What happens when a legendary franchise reveals one of its most anticipated experiences? … Only to become the game everyone loves to hate?” the narrator asks at the start of the video. “When conversation shifts from gameplay to ideology? When everything you say only adds fuel to the fire? And when the voices you thought were with you actually turn against you.”

The video’s narrator described the ire Ubisoft experienced after it revealed Shadows in 2024. To combat the ferocity, the company “had to stop focusing on those who hated us [and] start firing up our allies.” Doing that meant one thing, according to the narrator: Ubisoft had to lean on The Assassin’s Creed brand.
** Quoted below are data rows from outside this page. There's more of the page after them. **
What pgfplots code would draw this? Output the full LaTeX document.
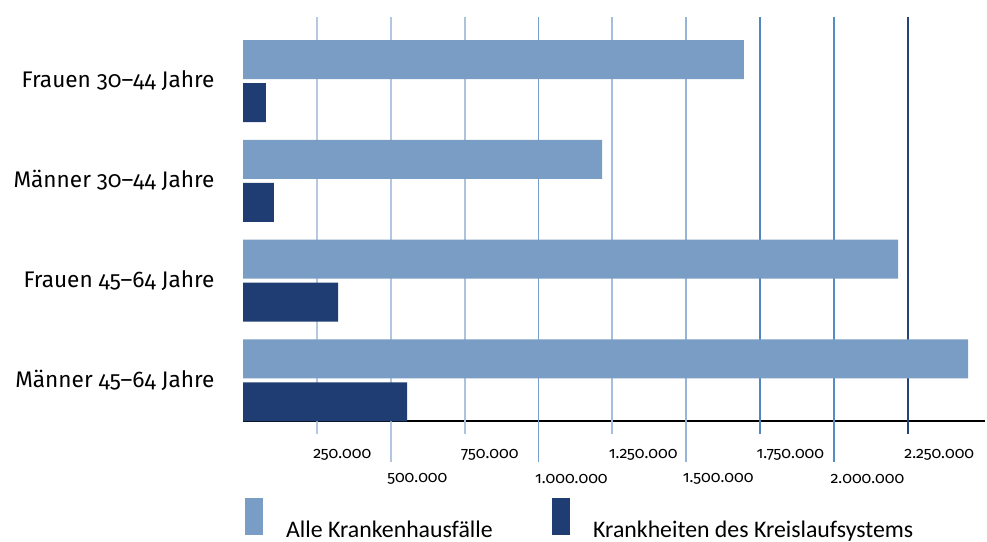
\documentclass[border=0pt]{standalone}
\usepackage{fontspec}
\setmainfont{Fira Sans}[Numbers=OldStyle]
\newfontfamily\legfont{Carlito}
\usepackage{pgfplots}
\pgfplotsset{compat=1.18}
\definecolor{barlight}{RGB}{121,157,196}
\definecolor{bardark}{RGB}{31,61,114}
\definecolor{ga}{RGB}{183,201,224}
\definecolor{gb}{RGB}{178,198,223}
\definecolor{gc}{RGB}{172,194,221}
\definecolor{gd}{RGB}{120,160,205}
\definecolor{ge}{RGB}{165,190,219}
\definecolor{gf}{RGB}{150,180,215}
\definecolor{gg}{RGB}{80,135,190}
\definecolor{gh}{RGB}{85,140,195}
\definecolor{gi}{RGB}{38,68,120}
\begin{document}
\begin{tikzpicture}
\path[use as bounding box] (0pt,0pt) rectangle (987pt,-541pt);
\begin{axis}[
  at={(243pt,-421pt)}, anchor=south west,
  scale only axis, width=742pt, height=404pt,
  xmin=0, xmax=2511000, ymin=-0.4085, ymax=3.642,
  clip=false, scaled x ticks=false,
  axis lines*=left,
  y axis line style={draw=none},
  x axis line style={line width=1.6pt, black},
  major tick length=0pt,
  ytick={0,1,2,3},
  yticklabels={Männer 45–64 Jahre, Frauen 45–64 Jahre, Männer 30–44 Jahre, Frauen 30–44 Jahre},
  yticklabel style={font=\fontsize{22.6}{26}\selectfont, xshift=-25pt},
  xtick={250000,750000,1250000,1750000,2250000},
  xticklabels={250.000,750.000,1.250.000,1.750.000,2.250.000},
  xticklabel style={anchor=west, font=\fontsize{16}{18}\selectfont, xshift=-7pt, yshift=-34pt},
  extra x ticks={500000,1000000,1500000,2000000},
  extra x tick labels={500.000,1.000.000,1.500.000,2.000.000},
  extra x tick style={xticklabel style={yshift=-24pt}},
  legend columns=2,
  legend style={draw=none, fill=none, at={(0.0027,-0.1906)}, anchor=north west,
    inner sep=0pt, nodes={inner sep=0pt}, font=\legfont\fontsize{23.8}{28}\selectfont},
  legend cell align=left,
  legend image code/.code={\fill[#1] (0pt,-5pt) rectangle (18pt,32pt);
    \path[draw=none, fill=none] (0pt,0pt) -- (41pt,0pt);},
]
\draw[ga, line width=1.8pt] (axis cs:250000,3.642) -- (axis cs:250000,-0.4085) -- ++(0pt,-13pt);
\draw[gb, line width=1.8pt] (axis cs:500000,3.642) -- (axis cs:500000,-0.4085) -- ++(0pt,-41pt);
\draw[gc, line width=1.8pt] (axis cs:750000,3.642) -- (axis cs:750000,-0.4085) -- ++(0pt,-13pt);
\draw[gd, line width=1.8pt] (axis cs:1000000,3.642) -- (axis cs:1000000,-0.4085) -- ++(0pt,-41pt);
\draw[ge, line width=1.8pt] (axis cs:1250000,3.642) -- (axis cs:1250000,-0.4085) -- ++(0pt,-13pt);
\draw[gf, line width=1.8pt] (axis cs:1500000,3.642) -- (axis cs:1500000,-0.4085) -- ++(0pt,-41pt);
\draw[gg, line width=1.8pt] (axis cs:1750000,3.642) -- (axis cs:1750000,-0.4085) -- ++(0pt,-13pt);
\draw[gh, line width=1.8pt] (axis cs:2000000,3.642) -- (axis cs:2000000,-0.4085) -- ++(0pt,-41pt);
\draw[gi, line width=1.8pt] (axis cs:2250000,3.642) -- (axis cs:2250000,-0.4085) -- ++(0pt,-13pt);
\addplot[xbar, bar width=0.391, bar shift=0.2155, fill=barlight, draw=none]
  coordinates {(2453500,0) (2216600,1) (1214900,2) (1695400,3)};
\addlegendentry{\makebox[266pt][l]{Alle Krankenhausfälle}}
\addplot[xbar, bar width=0.391, bar shift=-0.2155, fill=bardark, draw=none]
  coordinates {(555000,0) (321500,1) (104900,2) (77800,3)};
\addlegendentry{Krankheiten des Kreislaufsystems}
\end{axis}
\end{tikzpicture}
\end{document}
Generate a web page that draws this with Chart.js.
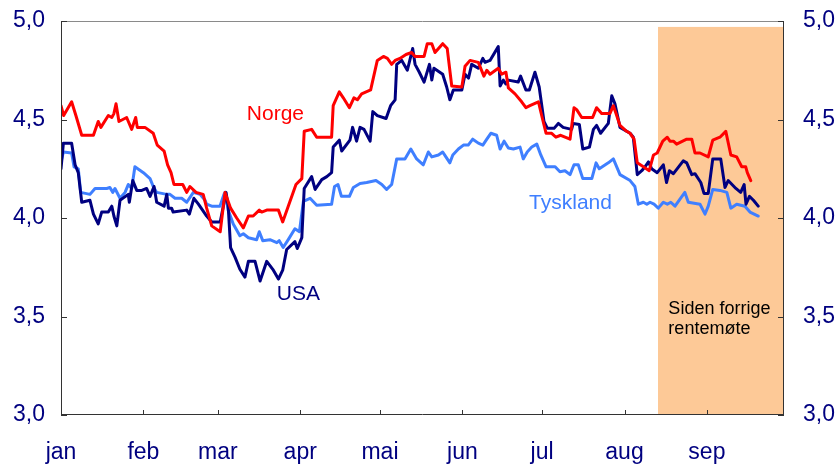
<!DOCTYPE html>
<html>
<head>
<meta charset="utf-8">
<script src="https://cdn.jsdelivr.net/npm/chart.js@4"></script>
<style>
  html, body { margin: 0; padding: 0; background: #fff; }
  #wrap { width: 839px; height: 465px; }
</style>
</head>
<body>
<div id="wrap"><canvas id="rateChart" width="839" height="465"></canvas></div>
<script>
// x = day of year (0 = 1 jan), y = rate in percent
const monthLabels = ['jan', 'feb', 'mar', 'apr', 'mai', 'jun', 'jul', 'aug', 'sep'];
const monthStartDays = [0, 31, 59, 90, 120, 151, 181, 212, 243];
const yTicks = [3.0, 3.5, 4.0, 4.5, 5.0];

const norgeDays = [0,1,4,5.6,7.8,12.2,14,15,17.8,19.1,19.9,20.7,21.8,24.7,26.6,28.1,28.7,31.6,34.7,36.2,
  38.8,40.1,41.4,42.5,45.8,47.3,48.5,50.8,53.5,54.8,56.7,59.9,61.7,63.8,66.1,68.6,70.5,72.3,74.6,75.5,
  77.4,81.8,83.4,85.5,88.4,90.6,91.5,94.3,96.2,101.8,102.4,104.7,106.2,108.5,110.2,111.5,113.1,116.5,119,121.3,
  122.8,124.4,125.7,127.5,129.8,131.9,133.2,136.6,137.8,139.5,140.7,143.6,145.3,147,150.8,152,153.9,157,159.1,160.2,
  161.4,164.5,165.8,167.4,168.3,170.8,173.3,174.9,176.4,179.6,181.2,182.5,184.6,186.2,188,191.5,193,194,195.9,200,
  201.5,203.4,206.5,207.8,208.8,210.3,212.8,214.1,215.6,216.8,219.1,221.3,222.9,224.3,226.4,228.1,229.1,230.4,231.6,235.4,
  237.3,238.5,240.4,243.5,245.2,247.9,250.1,252,254.2,256.1,257.6,258.2,259.5];
const norgeValues = [4.57,4.52,4.59,4.52,4.42,4.42,4.49,4.46,4.52,4.51,4.53,4.58,4.49,4.51,4.45,4.51,4.46,4.46,4.43,4.37,
  4.34,4.27,4.23,4.17,4.17,4.13,4.16,4.13,4.12,4.05,3.96,3.93,4.13,4.05,4.00,3.95,4.01,4.01,4.04,4.03,
  4.04,4.04,3.98,4.06,4.17,4.20,4.44,4.45,4.41,4.41,4.57,4.64,4.61,4.56,4.61,4.60,4.63,4.65,4.80,4.82,
  4.81,4.78,4.80,4.81,4.83,4.84,4.82,4.82,4.885,4.885,4.84,4.885,4.86,4.67,4.665,4.77,4.80,4.79,4.72,4.75,
  4.73,4.76,4.73,4.74,4.66,4.63,4.59,4.56,4.57,4.59,4.50,4.43,4.43,4.41,4.42,4.40,4.56,4.55,4.51,4.51,
  4.56,4.53,4.53,4.57,4.53,4.47,4.44,4.43,4.40,4.28,4.26,4.24,4.32,4.33,4.39,4.41,4.39,4.39,4.375,4.40,
  4.40,4.33,4.33,4.31,4.395,4.41,4.44,4.32,4.31,4.26,4.26,4.23,4.19];

const usaDays = [0,0.9,4,5.3,6.5,7.8,10.9,12.2,14,15.3,17.8,19.1,19.9,21,22.2,25.3,25.7,27,28.5,30.4,
  32.2,33.5,35,36,38.8,39.8,40.4,41.6,42.2,47.3,48.3,50,51.7,54.8,56.7,59.9,62.1,62.9,63.8,65.5,
  67.3,69.2,70.5,73,74.9,77.4,79.9,81.8,83.4,84.9,88,88.9,90.6,91.5,94.3,95.6,98.1,100,101.8,102.4,
  104.7,105.6,108.7,109.7,111.2,112.5,114,116.3,117.3,119,122.3,124,125.7,126.3,128.2,130.3,132.3,133.2,134.8,136.6,
  138.6,139.5,140.3,143.6,145.1,146.3,147.6,150.8,152,153.3,154.5,157,158.7,159.5,161.4,164.5,165.2,166.4,167.4,168.3,
  172,172.9,174.9,176.2,178.3,179.9,181.7,183,185.5,187.1,188.9,192.1,192.7,195,196.3,198.8,200.3,201.5,203,205.9,
  207.2,208.4,210.3,212.8,214.1,215.3,216.8,218.5,219.7,221,222.2,224.3,226.6,227.8,228.9,230.4,234.1,235.4,237.3,238.5,
  240.7,241.9,243.5,245.2,248.2,249.8,251,253.9,255.7,257,257.7,259,260.5,262.3];
const usaValues = [4.25,4.38,4.38,4.27,4.23,4.08,4.09,4.02,3.97,4.03,4.03,4.06,4.01,3.96,4.09,4.12,4.08,4.19,4.14,4.14,
  4.15,4.11,4.16,4.08,4.06,4.12,4.05,4.05,4.03,4.04,4.02,4.10,4.07,4.01,3.98,3.98,4.13,4.06,3.85,3.80,
  3.74,3.70,3.78,3.78,3.68,3.78,3.735,3.69,3.735,3.84,3.88,3.845,3.90,4.15,4.21,4.145,4.195,4.21,4.23,4.36,
  4.395,4.34,4.395,4.46,4.39,4.46,4.45,4.39,4.54,4.52,4.505,4.57,4.60,4.78,4.80,4.75,4.86,4.78,4.74,4.69,
  4.78,4.70,4.76,4.73,4.665,4.60,4.65,4.65,4.73,4.71,4.78,4.76,4.81,4.79,4.80,4.87,4.67,4.70,4.68,4.70,
  4.69,4.72,4.65,4.65,4.74,4.665,4.49,4.455,4.455,4.48,4.46,4.45,4.48,4.475,4.35,4.36,4.45,4.47,4.43,4.48,
  4.62,4.58,4.46,4.44,4.43,4.41,4.22,4.24,4.26,4.285,4.25,4.23,4.27,4.18,4.24,4.225,4.29,4.28,4.22,4.225,
  4.18,4.125,4.125,4.30,4.30,4.155,4.19,4.15,4.13,4.17,4.07,4.11,4.09,4.06];

const tysklandDays = [0,0.9,4,4.9,6.5,7.4,10.9,12.8,17.2,18.4,19.5,20.3,22.2,24.1,25.3,26.6,27.8,31,33.5,34.7,
  36,39.8,41,42.9,45.4,47.3,49.8,52.3,54.2,54.8,56.7,59.8,61.3,61.7,62.9,64.8,67.3,68.6,70.5,73.6,
  74.6,75.9,78.6,81.2,82.1,83.6,85.5,88,89.7,91.2,93.7,96.2,101.8,102.9,104.2,105.5,108.5,110,112.5,115,
  118.5,120.7,122.5,124.4,126.3,129.4,131.6,133.8,136.3,138.2,139.5,142,143.6,144.8,146.3,147.4,149.5,151.4,153.2,154.9,
  157,158.7,160.2,161.7,163.9,165.2,166.7,168.3,170.2,172.7,173.9,175.4,177.1,179,180.5,182.5,185.9,187.7,189.6,191.5,
  193,194.6,196.3,199.7,201.3,202.5,205.9,207.8,210.3,214.1,215.9,217.2,219.1,220.4,221.6,223.1,224.7,226.6,228.1,229.4,
  231,232.8,234.7,236,240.4,242.3,243.5,245.2,247.9,250.5,252,254.2,257.3,259.2,262.3];
const tysklandValues = [4.285,4.335,4.33,4.26,4.25,4.13,4.12,4.15,4.15,4.155,4.13,4.15,4.10,4.13,4.17,4.15,4.26,4.23,4.20,4.16,
  4.13,4.12,4.12,4.10,4.10,4.08,4.13,4.12,4.09,4.07,4.06,4.06,4.12,4.13,4.04,3.97,3.91,3.92,3.90,3.89,
  3.93,3.885,3.89,3.875,3.885,3.85,3.89,3.945,3.93,4.085,4.10,4.065,4.07,4.16,4.17,4.11,4.11,4.155,4.175,4.18,
  4.19,4.17,4.145,4.17,4.30,4.30,4.35,4.30,4.27,4.335,4.31,4.32,4.335,4.31,4.28,4.32,4.35,4.37,4.37,4.40,
  4.38,4.37,4.40,4.43,4.42,4.35,4.39,4.355,4.35,4.36,4.30,4.335,4.36,4.375,4.32,4.26,4.26,4.235,4.24,4.22,
  4.27,4.27,4.20,4.20,4.28,4.25,4.28,4.30,4.22,4.19,4.16,4.07,4.08,4.07,4.08,4.07,4.05,4.08,4.07,4.08,
  4.06,4.095,4.13,4.08,4.07,4.02,4.06,4.145,4.14,4.13,4.05,4.07,4.06,4.03,4.01];

// period since last monetary policy meeting
const shadeStartDay = 224.6;
const shadeEndDay = 272;
const shadeTopValue = 4.97;

const seriesLabels = [
  { text: 'Norge', day: 69.9, value: 4.496, color: '#ff0000' },
  { text: 'USA', day: 81.2, value: 3.583, color: '#000080' },
  { text: 'Tyskland', day: 176.1, value: 4.045, color: '#3f7fff' },
  { text: 'Siden forrige', day: 228.5, value: 3.512, color: '#000000', small: true },
  { text: 'rentemøte', day: 228.5, value: 3.41, color: '#000000', small: true }
];

function toPoints(days, values) {
  return days.map((d, i) => ({ x: d, y: values[i] }));
}

const fontFamily = '"Liberation Sans", Arial, sans-serif';
const axisColor = '#000080';

const decorPlugin = {
  id: 'decor',
  beforeDatasetsDraw(chart) {
    const { ctx, scales: { x, y } } = chart;
    const x0 = x.getPixelForValue(shadeStartDay);
    const x1 = x.getPixelForValue(shadeEndDay);
    const yTop = y.getPixelForValue(shadeTopValue);
    const yBot = y.getPixelForValue(3);
    ctx.save();
    ctx.fillStyle = '#fdc997';
    ctx.fillRect(x0, yTop, x1 - x0, yBot - yTop);
    ctx.restore();
  },
  afterDatasetsDraw(chart) {
    const { ctx, chartArea: a, scales: { x, y } } = chart;
    ctx.save();
    // frame
    ctx.lineWidth = 1;
    ctx.strokeStyle = '#8a8a8a';
    ctx.beginPath();
    ctx.moveTo(a.left, a.top + 0.5);
    ctx.lineTo(a.right, a.top + 0.5);
    ctx.stroke();
    ctx.strokeStyle = '#333333';
    ctx.beginPath();
    ctx.moveTo(a.left + 0.5, a.top);
    ctx.lineTo(a.left + 0.5, a.bottom);
    ctx.moveTo(a.right - 0.5, a.top);
    ctx.lineTo(a.right - 0.5, a.bottom);
    ctx.moveTo(a.left, a.bottom - 0.5);
    ctx.lineTo(a.right, a.bottom - 0.5);
    // inward ticks
    monthStartDays.forEach(d => {
      const px = Math.round(x.getPixelForValue(d)) + 0.5;
      ctx.moveTo(px, a.bottom);
      ctx.lineTo(px, a.bottom - 5);
    });
    yTicks.forEach(v => {
      const py = Math.round(y.getPixelForValue(v)) + 0.5;
      ctx.moveTo(a.left, py);
      ctx.lineTo(a.left + 6, py);
      ctx.moveTo(a.right, py);
      ctx.lineTo(a.right - 6, py);
    });
    ctx.stroke();
    // text labels
    ctx.textBaseline = 'alphabetic';
    ctx.textAlign = 'left';
    seriesLabels.forEach(l => {
      ctx.font = (l.small ? '18px ' : '21px ') + fontFamily;
      ctx.fillStyle = l.color;
      ctx.fillText(l.text, x.getPixelForValue(l.day), y.getPixelForValue(l.value));
    });
    ctx.restore();
  }
};

const yTickCallback = v => v.toFixed(1).replace('.', ',');
const fitY = width => scale => {
  scale.width = width;
  scale.paddingTop = 0;
  scale.paddingBottom = 0;
};

new Chart(document.getElementById('rateChart').getContext('2d'), {
  type: 'line',
  data: {
    datasets: [{
      label: 'Norge',
      data: toPoints(norgeDays, norgeValues),
      borderColor: '#ff0000',
      borderWidth: 3
    }, {
      label: 'USA',
      data: toPoints(usaDays, usaValues),
      borderColor: '#000080',
      borderWidth: 3
    }, {
      label: 'Tyskland',
      data: toPoints(tysklandDays, tysklandValues),
      borderColor: '#3f7fff',
      borderWidth: 3
    }]
  },
  options: {
    responsive: false,
    animation: false,
    events: [],
    layout: { padding: { top: 21, left: 0, right: 0, bottom: 0 } },
    elements: {
      point: { radius: 0 },
      line: { tension: 0, borderJoinStyle: 'round', borderCapStyle: 'round' }
    },
    plugins: {
      legend: { display: false },
      tooltip: { enabled: false }
    },
    scales: {
      x: {
        type: 'linear',
        min: 0,
        max: shadeEndDay,
        grid: { display: false, drawTicks: false },
        border: { display: false },
        afterBuildTicks: scale => { scale.ticks = monthStartDays.map(d => ({ value: d })); },
        afterFit: scale => {
          scale.height = 50;
          scale.paddingLeft = 0;
          scale.paddingRight = 0;
        },
        ticks: {
          autoSkip: false,
          maxRotation: 0,
          padding: 24,
          color: axisColor,
          font: { size: 23, family: fontFamily },
          callback: (v, i) => monthLabels[i]
        }
      },
      y: {
        position: 'left',
        min: 3,
        max: 5,
        grid: { display: false, drawTicks: false },
        border: { display: false },
        afterBuildTicks: scale => { scale.ticks = yTicks.map(v => ({ value: v })); },
        afterFit: fitY(61),
        ticks: {
          padding: 16,
          color: axisColor,
          font: { size: 23, family: fontFamily },
          callback: yTickCallback
        }
      },
      y2: {
        position: 'right',
        min: 3,
        max: 5,
        grid: { display: false, drawTicks: false },
        border: { display: false },
        afterBuildTicks: scale => { scale.ticks = yTicks.map(v => ({ value: v })); },
        afterFit: fitY(55),
        ticks: {
          padding: 19,
          color: axisColor,
          font: { size: 23, family: fontFamily },
          callback: yTickCallback
        }
      }
    }
  },
  plugins: [decorPlugin]
});
</script>
</body>
</html>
“We started by doing the last thing anyone would have advised. We delayed the game,” the narrator continued. “The extra time allowed the devs to polish, optimize, and reach the high standards fans expect from an Assassin’s Creed game. It also gave us time to rebuild the Assassin’s Creed brand pact, putting the markers of the franchise back at the center. More hood, more stealth, more leap of faith, more lore. So we could show that the spirit of Assassin’s Creed lives on in Shadows.”

The video lathers on this corporate speak for the rest of its runtime, according to a transcript in that November 5 Game File report. The narrator says that, by showing the game and letting the experience speak for itself, Ubisoft won fans back, shifted the conversation, and found the confidence to “stand tall, to take risks, to speak up, even against the loudest haters.” There’s no explicit mention of who the “haters” were, and Guillemot doesn’t define the backlash Shadows faced in his remarks after the video either. However, he did hint at the “fake fights” caused by the tension between gameplay and history.

“We were initially surprised by the extent of the attacks,” Guillemot said. “And we quickly realized that it was a battle, a battle with our fans, to demonstrate that we were, in fact, more of a video game than a message.

“What we saw is that, by allowing our fans to see in the game–everything they were going to be able to rediscover–of what they love about Assassin’s Creed, [that] ultimately helped to combat this aggression, which is linked to the fact that video games have a very strong impact on the people who play them,” Guillemot continued. “And so they’re kind of caught between ‘I want to play, and what interests me is self-expression within a game’ and ‘there is a cultural message that comes with the video game.’ So our goal is really to be able to ensure that our fans discover and defend what they expect from our games. It very quickly eliminated the fights, which were just fake fights.”

Assassin’s Creed Shadows received intense backlash for Yasuke, a Black slave who became a retainer for Oda Nobunaga, making him a samurai by association. The game was slammed for everything from being “woke propaganda” to featuring historical inaccuracies, and grew so intense that Ubisoft reportedly canceled a Civil War-inspired Assassin’s Creed game as a direct result. Despite all the controversy surrounding Shadows’ Black co-protagonist, the game still reached five million players just five months after its February 14 launch.

The game, which received an 8/10 in GameSpot’s Assassin’s Creed Shadows review, received the Claws of Awaji expansion that introduced tons of new content. It’s also making its way to Nintendo Switch 2 in December, with preorders for this port of the game now live.